In the last month the HSBC Holdings plc (LON:HSBA) (HSBA.L) share price has risen by 8%. That’s a better performance than the FTSE 100, which is up by 6% in the same time period.
Clearly, the company is becoming increasingly popular among investors. In my view, this trend could continue over the medium term, with the company’s strategy having the potential to boost its overall performance.
Sure, HSBC’s valuation may appear a little high at first glance. It has a PE ratio of around 16 at the moment. And with its EPS growth rate due to be under 5% next year, the potential for a higher rating may seem to be limited.
But in my view, the company’s stock price could move higher at a faster pace than the wider index. It seems to have the potential to generate improving financial and operational performance over the coming years which could filter down into a higher valuation.
For instance, it is focusing on reinvesting for future growth. With it having significant exposure to the fast-growing Asian economy, this may lead to strong growth opportunities.

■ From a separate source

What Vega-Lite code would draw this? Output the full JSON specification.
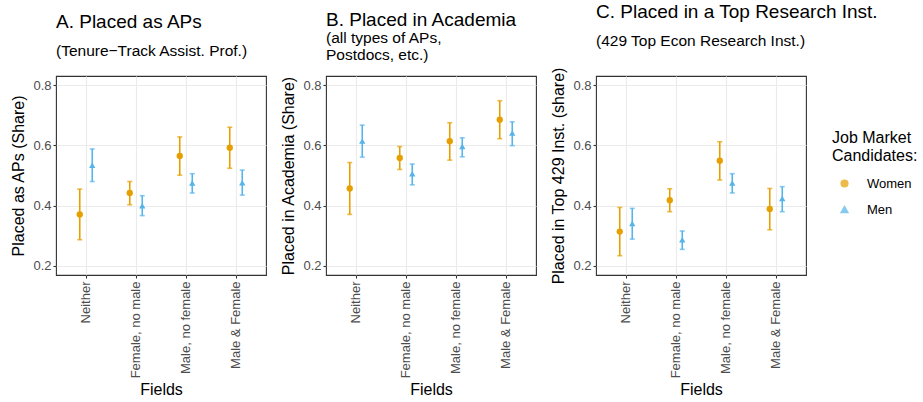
{
  "$schema": "https://vega.github.io/schema/vega-lite/v6.json",
  "background": "white",
  "padding": {"left": 10, "top": 2, "right": 5, "bottom": 5},
  "datasets": {
    "d": [
      {"panel": "A", "field": "Neither", "sex": "Women", "share": 0.371, "lo": 0.287, "hi": 0.455},
      {"panel": "A", "field": "Neither", "sex": "Men", "share": 0.534, "lo": 0.480, "hi": 0.588},
      {"panel": "A", "field": "Female, no male", "sex": "Women", "share": 0.442, "lo": 0.403, "hi": 0.480},
      {"panel": "A", "field": "Female, no male", "sex": "Men", "share": 0.400, "lo": 0.367, "hi": 0.433},
      {"panel": "A", "field": "Male, no female", "sex": "Women", "share": 0.565, "lo": 0.501, "hi": 0.628},
      {"panel": "A", "field": "Male, no female", "sex": "Men", "share": 0.475, "lo": 0.442, "hi": 0.506},
      {"panel": "A", "field": "Male & Female", "sex": "Women", "share": 0.592, "lo": 0.524, "hi": 0.660},
      {"panel": "A", "field": "Male & Female", "sex": "Men", "share": 0.476, "lo": 0.435, "hi": 0.518},
      {"panel": "B", "field": "Neither", "sex": "Women", "share": 0.457, "lo": 0.371, "hi": 0.543},
      {"panel": "B", "field": "Neither", "sex": "Men", "share": 0.614, "lo": 0.561, "hi": 0.667},
      {"panel": "B", "field": "Female, no male", "sex": "Women", "share": 0.558, "lo": 0.520, "hi": 0.596},
      {"panel": "B", "field": "Female, no male", "sex": "Men", "share": 0.506, "lo": 0.469, "hi": 0.538},
      {"panel": "B", "field": "Male, no female", "sex": "Women", "share": 0.614, "lo": 0.551, "hi": 0.675},
      {"panel": "B", "field": "Male, no female", "sex": "Men", "share": 0.596, "lo": 0.562, "hi": 0.625},
      {"panel": "B", "field": "Male & Female", "sex": "Women", "share": 0.685, "lo": 0.622, "hi": 0.748},
      {"panel": "B", "field": "Male & Female", "sex": "Men", "share": 0.641, "lo": 0.599, "hi": 0.678},
      {"panel": "C", "field": "Neither", "sex": "Women", "share": 0.314, "lo": 0.234, "hi": 0.394},
      {"panel": "C", "field": "Neither", "sex": "Men", "share": 0.341, "lo": 0.289, "hi": 0.391},
      {"panel": "C", "field": "Female, no male", "sex": "Women", "share": 0.418, "lo": 0.380, "hi": 0.456},
      {"panel": "C", "field": "Female, no male", "sex": "Men", "share": 0.287, "lo": 0.255, "hi": 0.316},
      {"panel": "C", "field": "Male, no female", "sex": "Women", "share": 0.549, "lo": 0.485, "hi": 0.612},
      {"panel": "C", "field": "Male, no female", "sex": "Men", "share": 0.475, "lo": 0.442, "hi": 0.506},
      {"panel": "C", "field": "Male & Female", "sex": "Women", "share": 0.389, "lo": 0.320, "hi": 0.457},
      {"panel": "C", "field": "Male & Female", "sex": "Men", "share": 0.424, "lo": 0.380, "hi": 0.463}
    ]
  },
  "data": {"name": "d"},
  "bounds": "flush",
  "spacing": 60,
  "config": {
    "font": "Liberation Sans",
    "view": {"stroke": "#333333", "strokeWidth": 1.1},
    "axis": {
      "labelFont": "Liberation Sans",
      "titleFont": "Liberation Sans",
      "labelColor": "#4d4d4d",
      "labelFontSize": 13,
      "titleFontSize": 16,
      "titleFontWeight": "normal",
      "titleColor": "#000000",
      "tickColor": "#333333",
      "tickSize": 3,
      "tickWidth": 1.1,
      "domain": false,
      "gridColor": "#ebebeb"
    },
    "title": {
      "font": "Liberation Sans",
      "fontSize": 19,
      "fontWeight": "normal",
      "color": "#000000",
      "subtitleFont": "Liberation Sans",
      "subtitleFontSize": 15.5,
      "subtitleColor": "#000000",
      "anchor": "start",
      "frame": "group"
    },
    "legend": {
      "titleFont": "Liberation Sans",
      "labelFont": "Liberation Sans",
      "titleFontSize": 16,
      "titleFontWeight": "normal",
      "titleColor": "#000000",
      "titleLineHeight": 18,
      "labelFontSize": 13,
      "labelColor": "#000000"
    }
  },
  "hconcat": [
    {
      "width": 210, "height": 199,
      "title": {"text": "A. Placed as APs", "subtitle": "(Tenure\u2212Track Assist. Prof.)", "subtitlePadding": 12, "offset": 17},
      "transform": [{"filter": "datum.panel === 'A'"}],
      "encoding": {
        "x": {"field": "field", "type": "nominal", "sort": ["Neither", "Female, no male", "Male, no female", "Male & Female"],
              "scale": {"type": "band", "paddingInner": 0, "paddingOuter": 0.1},
              "axis": {"title": "Fields", "labelAngle": 270, "grid": true, "gridWidth": 1.1, "bandPosition": 0.5, "labelPadding": 3, "titlePadding": 4}},
        "xOffset": {"field": "sex", "type": "nominal", "sort": ["Women", "Men"], "scale": {"type": "band", "paddingInner": 0, "paddingOuter": 2}},
        "color": {"field": "sex", "type": "nominal", "sort": ["Women", "Men"], "scale": {"domain": ["Women", "Men"], "range": ["#E69F00", "#56B4E9"]},
                  "legend": {"title": ["Job Market", "\u00a0Candidates:"], "orient": "none", "legendX": 776, "legendY": 54, "symbolSize": 45, "rowPadding": 12, "titlePadding": 13, "symbolOffset": 6, "labelOffset": 16}}
      },
      "layer": [
        {"mark": {"type": "rule", "strokeWidth": 1.6},
         "encoding": {"y": {"field": "lo", "type": "quantitative", "scale": {"domain": [0.17, 0.83], "nice": false, "zero": false},
           "axis": {"title": "Placed as APs (Share)", "values": [0.2, 0.3, 0.4, 0.5, 0.6, 0.7, 0.8], "grid": true,
             "labelExpr": "round(datum.value*10)%2==1 ? '' : format(datum.value, '.1f')",
             "gridWidth": {"condition": {"test": "round(datum.value*10)%2==1", "value": 0.55}, "value": 1.1},
             "tickOpacity": {"condition": {"test": "round(datum.value*10)%2==1", "value": 0}, "value": 1},
             "labelPadding": 2, "titlePadding": 6}},
           "y2": {"field": "hi"}}},
        {"mark": {"type": "tick", "orient": "horizontal", "size": 5, "thickness": 1.6}, "encoding": {"y": {"field": "lo", "type": "quantitative"}}},
        {"mark": {"type": "tick", "orient": "horizontal", "size": 5, "thickness": 1.6}, "encoding": {"y": {"field": "hi", "type": "quantitative"}}},
        {"mark": {"type": "point", "filled": true, "size": 40, "opacity": 1},
         "encoding": {"y": {"field": "share", "type": "quantitative"},
           "shape": {"field": "sex", "type": "nominal", "sort": ["Women", "Men"], "scale": {"domain": ["Women", "Men"], "range": ["circle", "triangle-up"]}}}}
      ]
    },
    {
      "width": 210, "height": 199,
      "title": {"text": "B. Placed in Academia", "subtitle": ["(all types of APs,", "\u00a0Postdocs, etc.)"], "subtitlePadding": 1, "subtitleLineHeight": 17, "offset": 12},
      "transform": [{"filter": "datum.panel === 'B'"}],
      "encoding": {
        "x": {"field": "field", "type": "nominal", "sort": ["Neither", "Female, no male", "Male, no female", "Male & Female"],
              "scale": {"type": "band", "paddingInner": 0, "paddingOuter": 0.1},
              "axis": {"title": "Fields", "labelAngle": 270, "grid": true, "gridWidth": 1.1, "bandPosition": 0.5, "labelPadding": 3, "titlePadding": 4}},
        "xOffset": {"field": "sex", "type": "nominal", "sort": ["Women", "Men"], "scale": {"type": "band", "paddingInner": 0, "paddingOuter": 2}},
        "color": {"field": "sex", "type": "nominal", "sort": ["Women", "Men"]}
      },
      "layer": [
        {"mark": {"type": "rule", "strokeWidth": 1.6},
         "encoding": {"y": {"field": "lo", "type": "quantitative", "scale": {"domain": [0.17, 0.83], "nice": false, "zero": false},
           "axis": {"title": "Placed in Academia (Share)", "values": [0.2, 0.3, 0.4, 0.5, 0.6, 0.7, 0.8], "grid": true,
             "labelExpr": "round(datum.value*10)%2==1 ? '' : format(datum.value, '.1f')",
             "gridWidth": {"condition": {"test": "round(datum.value*10)%2==1", "value": 0.55}, "value": 1.1},
             "tickOpacity": {"condition": {"test": "round(datum.value*10)%2==1", "value": 0}, "value": 1},
             "labelPadding": 2, "titlePadding": 6}},
           "y2": {"field": "hi"}}},
        {"mark": {"type": "tick", "orient": "horizontal", "size": 5, "thickness": 1.6}, "encoding": {"y": {"field": "lo", "type": "quantitative"}}},
        {"mark": {"type": "tick", "orient": "horizontal", "size": 5, "thickness": 1.6}, "encoding": {"y": {"field": "hi", "type": "quantitative"}}},
        {"mark": {"type": "point", "filled": true, "size": 40, "opacity": 1},
         "encoding": {"y": {"field": "share", "type": "quantitative"},
           "shape": {"field": "sex", "type": "nominal", "sort": ["Women", "Men"]}}}
      ]
    },
    {
      "width": 210, "height": 199,
      "title": {"text": "C. Placed in a Top Research Inst.", "subtitle": "(429 Top Econ Research Inst.)", "subtitlePadding": 12, "offset": 17},
      "transform": [{"filter": "datum.panel === 'C'"}],
      "encoding": {
        "x": {"field": "field", "type": "nominal", "sort": ["Neither", "Female, no male", "Male, no female", "Male & Female"],
              "scale": {"type": "band", "paddingInner": 0, "paddingOuter": 0.1},
              "axis": {"title": "Fields", "labelAngle": 270, "grid": true, "gridWidth": 1.1, "bandPosition": 0.5, "labelPadding": 3, "titlePadding": 4}},
        "xOffset": {"field": "sex", "type": "nominal", "sort": ["Women", "Men"], "scale": {"type": "band", "paddingInner": 0, "paddingOuter": 2}},
        "color": {"field": "sex", "type": "nominal", "sort": ["Women", "Men"]}
      },
      "layer": [
        {"mark": {"type": "rule", "strokeWidth": 1.6},
         "encoding": {"y": {"field": "lo", "type": "quantitative", "scale": {"domain": [0.17, 0.83], "nice": false, "zero": false},
           "axis": {"title": "Placed in Top 429 Inst. (share)", "values": [0.2, 0.3, 0.4, 0.5, 0.6, 0.7, 0.8], "grid": true,
             "labelExpr": "round(datum.value*10)%2==1 ? '' : format(datum.value, '.1f')",
             "gridWidth": {"condition": {"test": "round(datum.value*10)%2==1", "value": 0.55}, "value": 1.1},
             "tickOpacity": {"condition": {"test": "round(datum.value*10)%2==1", "value": 0}, "value": 1},
             "labelPadding": 2, "titlePadding": 6}},
           "y2": {"field": "hi"}}},
        {"mark": {"type": "tick", "orient": "horizontal", "size": 5, "thickness": 1.6}, "encoding": {"y": {"field": "lo", "type": "quantitative"}}},
        {"mark": {"type": "tick", "orient": "horizontal", "size": 5, "thickness": 1.6}, "encoding": {"y": {"field": "hi", "type": "quantitative"}}},
        {"mark": {"type": "point", "filled": true, "size": 40, "opacity": 1},
         "encoding": {"y": {"field": "share", "type": "quantitative"},
           "shape": {"field": "sex", "type": "nominal", "sort": ["Women", "Men"]}}}
      ]
    }
  ]
}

It could mean that while its operating costs remain high and its cost to income ratio is less impressive than some of its sector peers, the bank is able to generate further capital growth.
On top of its share price growth potential, HSBC also has a dividend yield of over 5%. This remains one of the higher yields in the FTSE 100 and could mean that its total returns are above the index’s long-term average.
Therefore, in my opinion the prospects for the company appear to be positive. It has enjoyed a strong few weeks and while volatility may increase, its overall trajectory could be an upward one over the coming years. As a result, I’m optimistic about its investment potential.